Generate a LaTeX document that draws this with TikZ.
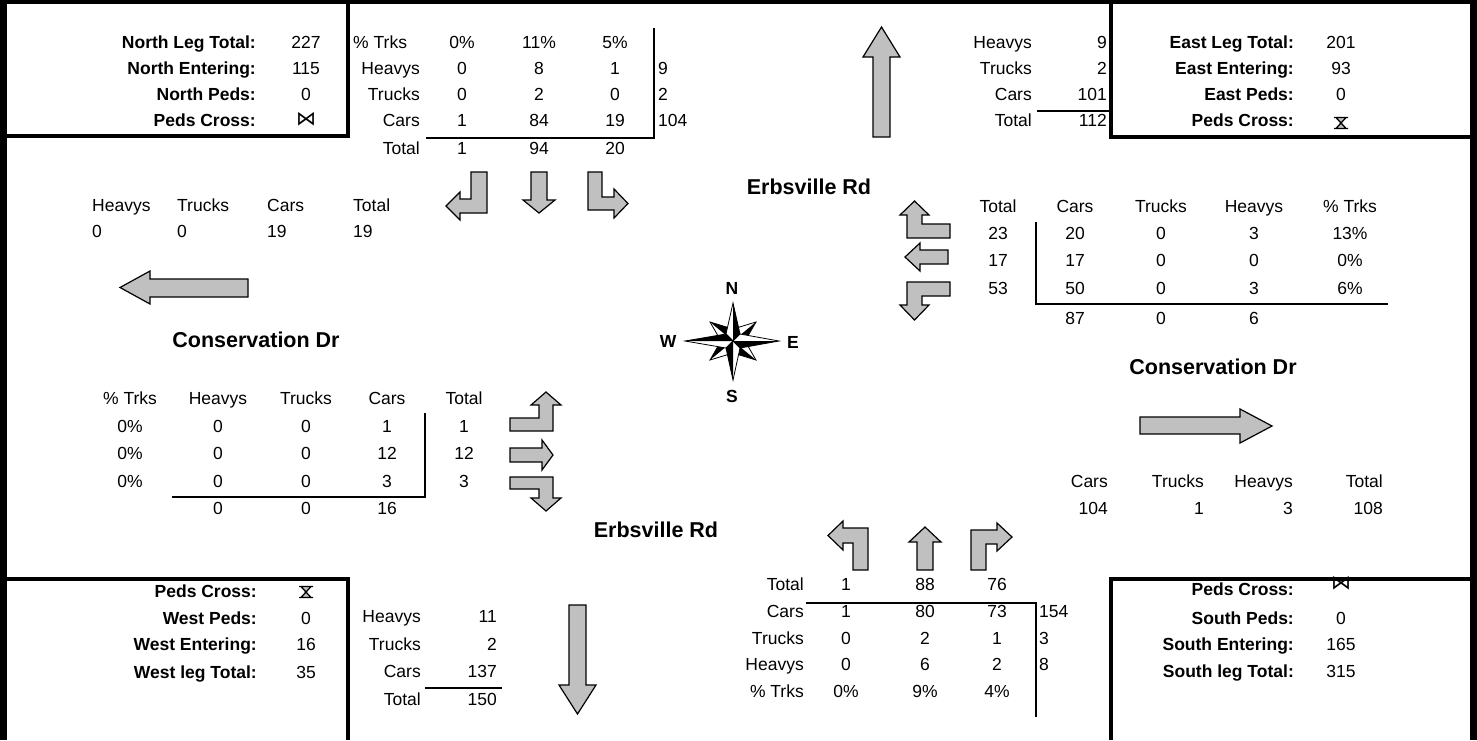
\documentclass[tikz,border=0pt]{standalone}
\usepackage{fontspec}
\setmainfont{Liberation Sans}
\newfontfamily\symfont{DejaVu Sans}
\definecolor{arrowgray}{RGB}{192,192,192}

\begin{document}
\begin{tikzpicture}[x=1pt, y=-1pt,
  every node/.style={inner sep=0pt, anchor=mid, font=\fontsize{17.5}{21}\selectfont},
  hd/.style={anchor=mid east, font=\fontsize{17.5}{21}\selectfont\bfseries},
  rt/.style={anchor=mid east},
  lt/.style={anchor=mid west},
  road/.style={font=\fontsize{21.5}{26}\selectfont\bfseries},
  pole/.style={font=\fontsize{17.5}{21}\selectfont\bfseries},
  sym/.style={font=\fontsize{20}{24}\symfont},
  rimline/.style={line width=7pt},
  boxline/.style={line width=4.5pt},
  tabline/.style={line width=2.5pt},
  flowarrow/.style={draw, fill=arrowgray, line width=1.2pt, line join=miter},
  hglass/.pic={
    \fill[arrowgray] (-5,-5) -- (5,-5) -- (0,0) -- cycle (-5,5) -- (5,5) -- (0,0) -- cycle;
    \draw[line width=1.3pt] (-7,-5.5) -- (7,-5.5) (-7,5.5) -- (7,5.5)
      (-5,-5.5) -- (5,5.5) (5,-5.5) -- (-5,5.5);
  }
]
\useasboundingbox (0,0) rectangle (1477,740);

% frame and the four corner boxes
\draw[rimline] (3.5,740) -- (3.5,0) -- (1473.5,0) -- (1473.5,740);
\draw[boxline] (3.5,136) -- (348,136) -- (348,0);
\draw[boxline] (1111,0) -- (1111,137) -- (1473.5,137);
\draw[boxline] (3.5,579) -- (348,579) -- (348,740);
\draw[boxline] (1111,740) -- (1111,579) -- (1473.5,579);

% north box
\foreach \lab/\val/\y [count=\i] in {North Leg Total:/227/46, North Entering:/115/72, North Peds:/0/98} {
  \node[hd] (nb-l\i) at (256,\y) {\lab};
  \node (nb-v\i) at (306,\y) {\val};
}
\node[hd] (nb-l4) at (256,124) {Peds Cross:};
\node[sym] (nb-v4) at (306,123) {⋈};

% north approach table
\node[lt] (nt-p) at (353,46) {\% Trks};
\foreach \lab/\y [count=\i] in {Heavys/72, Trucks/98, Cars/124, Total/152}
  \node[rt] (nt-l\i) at (420,\y) {\lab};
\foreach \a/\b/\c/\y [count=\i] in {0\%/11\%/5\%/46, 0/8/1/72, 0/2/0/98, 1/84/19/124, 1/94/20/152} {
  \node (nt-a\i) at (462,\y) {\a};
  \node (nt-b\i) at (539,\y) {\b};
  \node (nt-c\i) at (615,\y) {\c};
}
\foreach \v/\y [count=\i] in {9/72, 2/98, 104/124}
  \node[lt] (nt-s\i) at (658,\y) {\v};
\draw[tabline] (426,138) -- (654,138) -- (654,28);

% north movements
\draw[flowarrow] (471,172) -- (487,172) -- (487,213) -- (460,213) -- (460,220) -- (446,206) -- (460,192) -- (460,199) -- (471,199) -- cycle;
\draw[flowarrow] (531,172) -- (547,172) -- (547,200) -- (555,200) -- (539,213) -- (523,200) -- (531,200) -- cycle;
\draw[flowarrow] (588,172) -- (602,172) -- (602,197) -- (614,197) -- (614,189) -- (628,203.5) -- (614,218) -- (614,210) -- (588,210) -- cycle;

% north outbound
\draw[flowarrow] (873,137) -- (890,137) -- (890,57) -- (900,57) -- (881.5,27) -- (863,57) -- (873,57) -- cycle;
\foreach \lab/\val/\y [count=\i] in {Heavys/9/46, Trucks/2/72, Cars/101/98, Total/112/124} {
  \node[rt] (no-l\i) at (1032,\y) {\lab};
  \node[rt] (no-v\i) at (1107,\y) {\val};
}
\draw[tabline] (1037,111) -- (1111,111);

% east box
\foreach \lab/\val/\y [count=\i] in {East Leg Total:/201/46, East Entering:/93/72, East Peds:/0/98} {
  \node[hd] (eb-l\i) at (1294,\y) {\lab};
  \node (eb-v\i) at (1341,\y) {\val};
}
\node[hd] (eb-l4) at (1294,124) {Peds Cross:};
\pic (eb-v4) at (1341,123) {hglass};

\node[road] (rd-n) at (809,192) {Erbsville Rd};

% east approach
\draw[flowarrow] (950,224) -- (950,238) -- (907,238) -- (907,215) -- (900,215) -- (914.5,201) -- (929,215) -- (922,215) -- (922,224) -- cycle;
\draw[flowarrow] (948,250) -- (948,264) -- (920,264) -- (920,271) -- (905,257) -- (920,243) -- (920,250) -- cycle;
\draw[flowarrow] (950,282) -- (950,296) -- (922,296) -- (922,305) -- (929,305) -- (914.5,320) -- (900,305) -- (907,305) -- (907,282) -- cycle;
\foreach \lab/\x [count=\i] in {Total/998, Cars/1075, Trucks/1161, Heavys/1254, \% Trks/1350}
  \node (et-h\i) at (\x,210) {\lab};
\foreach \t/\c/\k/\h/\p/\y [count=\i] in {23/20/0/3/13\%/237, 17/17/0/0/0\%/264, 53/50/0/3/6\%/292} {
  \node (et-t\i) at (998,\y) {\t};
  \node (et-c\i) at (1075,\y) {\c};
  \node (et-k\i) at (1161,\y) {\k};
  \node (et-h\i) at (1254,\y) {\h};
  \node (et-p\i) at (1350,\y) {\p};
}
\node (et-sc) at (1075,322) {87};
\node (et-sk) at (1161,322) {0};
\node (et-sh) at (1254,322) {6};
\draw[tabline] (1036,222) -- (1036,304) -- (1388,304);

% east outbound
\node[road] (rd-e) at (1213,372) {Conservation Dr};
\draw[flowarrow] (1140,417) -- (1240,417) -- (1240,409) -- (1272,426) -- (1240,443) -- (1240,434) -- (1140,434) -- cycle;
\foreach \lab/\val/\x [count=\i] in {Cars/104/1108, Trucks/1/1204, Heavys/3/1293, Total/108/1383} {
  \node[rt] (eo-l\i) at (\x,485) {\lab};
  \node[rt] (eo-v\i) at (\x,512) {\val};
}

% west outbound
\foreach \lab/\val/\x [count=\i] in {Heavys/0/92, Trucks/0/177, Cars/19/267, Total/19/353} {
  \node[lt] (wo-l\i) at (\x,209) {\lab};
  \node[lt] (wo-v\i) at (\x,235) {\val};
}
\draw[flowarrow] (248,279) -- (248,297) -- (150,297) -- (150,304) -- (120,287.5) -- (150,271) -- (150,279) -- cycle;
\node[road] (rd-w) at (256,345) {Conservation Dr};

% compass
\begin{scope}[shift={(733,341)}, line width=0.8pt, line join=miter]
\foreach \tx/\ty/\ax/\ay/\bx/\by in {23/-19/12/0/0/-12, 23/19/0/12/12/0, -23/19/-12/0/0/12, -23/-19/0/-12/-12/0,
    0/-38/7/-7/-7/-7, 46/0/7/7/7/-7, 0/39/-7/7/7/7, -48/0/-7/-7/-7/7} {
  \fill[white] (0,0) -- (\tx,\ty) -- (\bx,\by) -- cycle;
  \fill[black] (0,0) -- (\ax,\ay) -- (\tx,\ty) -- cycle;
  \draw (0,0) -- (\ax,\ay) -- (\tx,\ty) -- (\bx,\by) -- cycle;
}
\end{scope}
\node[pole] (cN) at (732,292) {N};
\node[pole] (cS) at (732,400) {S};
\node[pole] (cW) at (668,345) {W};
\node[pole] (cE) at (793,346) {E};

% west approach
\foreach \lab/\x [count=\i] in {\% Trks/130, Heavys/218, Trucks/306, Cars/387, Total/464}
  \node (wt-h\i) at (\x,402) {\lab};
\foreach \y [count=\i] in {430, 457, 485} {
  \node (wt-p\i) at (130,\y) {0\%};
  \node (wt-h\i) at (218,\y) {0};
  \node (wt-k\i) at (306,\y) {0};
}
\foreach \v/\y [count=\i] in {1/430, 12/457, 3/485} {
  \node (wt-c\i) at (387,\y) {\v};
  \node (wt-t\i) at (464,\y) {\v};
}
\node (wt-sh) at (218,512) {0};
\node (wt-sk) at (306,512) {0};
\node (wt-sc) at (387,512) {16};
\draw[tabline] (172,497) -- (425,497) -- (425,413);
\draw[flowarrow] (510,418) -- (510,431) -- (553,431) -- (553,405) -- (561,405) -- (546,392) -- (531,405) -- (539,405) -- (539,418) -- cycle;
\draw[flowarrow] (510,448) -- (542,448) -- (542,440) -- (553,455) -- (542,470) -- (542,462) -- (510,462) -- cycle;
\draw[flowarrow] (510,477) -- (553,477) -- (553,498) -- (561,498) -- (546,511) -- (531,498) -- (539,498) -- (539,489) -- (510,489) -- cycle;

\node[road] (rd-s) at (656,535) {Erbsville Rd};

% west box
\node[hd] (wb-l1) at (257,595) {Peds Cross:};
\pic (wb-v1) at (306,592) {hglass};
\foreach \lab/\val/\y [count=\i from 2] in {West Peds:/0/622, West Entering:/16/648, West leg Total:/35/676} {
  \node[hd] (wb-l\i) at (257,\y) {\lab};
  \node (wb-v\i) at (306,\y) {\val};
}

% south outbound
\foreach \lab/\val/\y [count=\i] in {Heavys/11/620, Trucks/2/648, Cars/137/675, Total/150/703} {
  \node[rt] (so-l\i) at (421,\y) {\lab};
  \node[rt] (so-v\i) at (497,\y) {\val};
}
\draw[tabline] (425,688) -- (502,688);
\draw[flowarrow] (569,605) -- (586,605) -- (586,685) -- (596,685) -- (577.5,714) -- (559,685) -- (569,685) -- cycle;

% south approach
\draw[flowarrow] (853,570) -- (868,570) -- (868,528) -- (843,528) -- (843,521) -- (828,535.5) -- (843,550) -- (843,543) -- (853,543) -- cycle;
\draw[flowarrow] (917,570) -- (933,570) -- (933,542) -- (941,542) -- (925,527) -- (909,542) -- (917,542) -- cycle;
\draw[flowarrow] (971,570) -- (986,570) -- (986,544) -- (997,544) -- (997,551) -- (1012,537) -- (997,523) -- (997,530) -- (971,530) -- cycle;
\foreach \lab/\a/\b/\c/\y [count=\i] in {Total/1/88/76/588, Cars/1/80/73/615, Trucks/0/2/1/642, Heavys/0/6/2/668, \% Trks/0\%/9\%/4\%/695} {
  \node[rt] (st-l\i) at (804,\y) {\lab};
  \node (st-a\i) at (846,\y) {\a};
  \node (st-b\i) at (925,\y) {\b};
  \node (st-c\i) at (997,\y) {\c};
}
\foreach \v/\y [count=\i] in {154/615, 3/642, 8/668}
  \node[lt] (st-s\i) at (1039,\y) {\v};
\draw[tabline] (806,603) -- (1036,603) -- (1036,717);

% south box
\node[hd] (sb-l1) at (1294,593) {Peds Cross:};
\node[sym] (sb-v1) at (1341,587) {⋈};
\foreach \lab/\val/\y [count=\i from 2] in {South Peds:/0/622, South Entering:/165/648, South leg Total:/315/675} {
  \node[hd] (sb-l\i) at (1294,\y) {\lab};
  \node (sb-v\i) at (1341,\y) {\val};
}
\end{tikzpicture}
\end{document}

= Brief =
Restate each line from the start of the listing through the line bearing "(0,0) rectangle (1477,740);" word for word. Drop the pictures.

= Output of the task =
Generate a LaTeX document that draws this with TikZ.
\documentclass[tikz,border=0pt]{standalone}
\usepackage{fontspec}
\setmainfont{Liberation Sans}
\newfontfamily\symfont{DejaVu Sans}
\definecolor{arrowgray}{RGB}{192,192,192}

\begin{document}
\begin{tikzpicture}[x=1pt, y=-1pt,
  every node/.style={inner sep=0pt, anchor=mid, font=\fontsize{17.5}{21}\selectfont},
  hd/.style={anchor=mid east, font=\fontsize{17.5}{21}\selectfont\bfseries},
  rt/.style={anchor=mid east},
  lt/.style={anchor=mid west},
  road/.style={font=\fontsize{21.5}{26}\selectfont\bfseries},
  pole/.style={font=\fontsize{17.5}{21}\selectfont\bfseries},
  sym/.style={font=\fontsize{20}{24}\symfont},
  rimline/.style={line width=7pt},
  boxline/.style={line width=4.5pt},
  tabline/.style={line width=2.5pt},
  flowarrow/.style={draw, fill=arrowgray, line width=1.2pt, line join=miter},
  hglass/.pic={
    \fill[arrowgray] (-5,-5) -- (5,-5) -- (0,0) -- cycle (-5,5) -- (5,5) -- (0,0) -- cycle;
    \draw[line width=1.3pt] (-7,-5.5) -- (7,-5.5) (-7,5.5) -- (7,5.5)
      (-5,-5.5) -- (5,5.5) (5,-5.5) -- (-5,5.5);
  }
]
\useasboundingbox (0,0) rectangle (1477,740);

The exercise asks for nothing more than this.